Asking for help and perspective from people you trust is crucial to keeping the train on the tracks. But choose wisely, because too many opinions will make a mountain out of a mole hill and a camel out of a racehorse. Anyone who has ever tried to google “Why is my baby making this weird sound,” can confirm this.

Refine as You Go / Take the Small Wins

This is not exactly earth-shattering, but it is an important reminder. In all things (business, parenting, life, quidditch, etc.), having to make adjustments to a plan in motion is not a sign of failure, it is the consequence of progress. As you learn from mistakes and recognize wins (of any size), you are building a framework of knowledge that accelerates you toward your goal. This is simple, but it also takes work and diligence. While I certainly don't call informal conversations with my wife "cadence meetings" (though, she'd probably be fine with it), they do often function the same way. We check in with each other—How’s everyone doing? Who needs a break? Who needs a snack? Some days are easy, and some days are hard, and both require different approaches.
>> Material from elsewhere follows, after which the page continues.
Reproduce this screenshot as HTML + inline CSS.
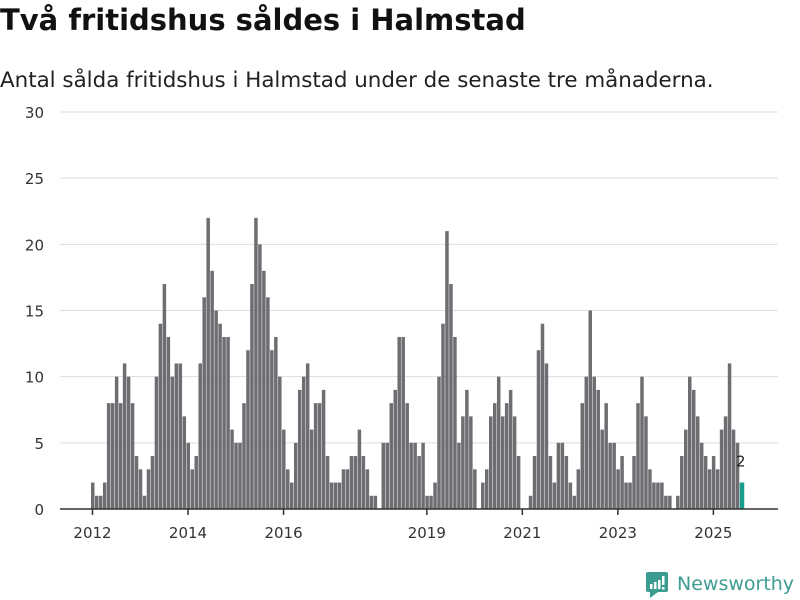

In business, cadence meetings are often maligned, but can be incredibly important. Whose department is drowning this week? How can we shift things to help cover? What did we learn from that near miss on Thursday? If you don’t know how things are going currently, you won’t know much about how they’ll work in the future either.

So, yeah. That’s been the first few weeks of fatherhood—me sitting comfortably at a boardroom conference table making objective decisions that I’m 100% confident about. Just kidding, I literally haven’t showered in 3 days. If you know, you know. Happy Father’s Day!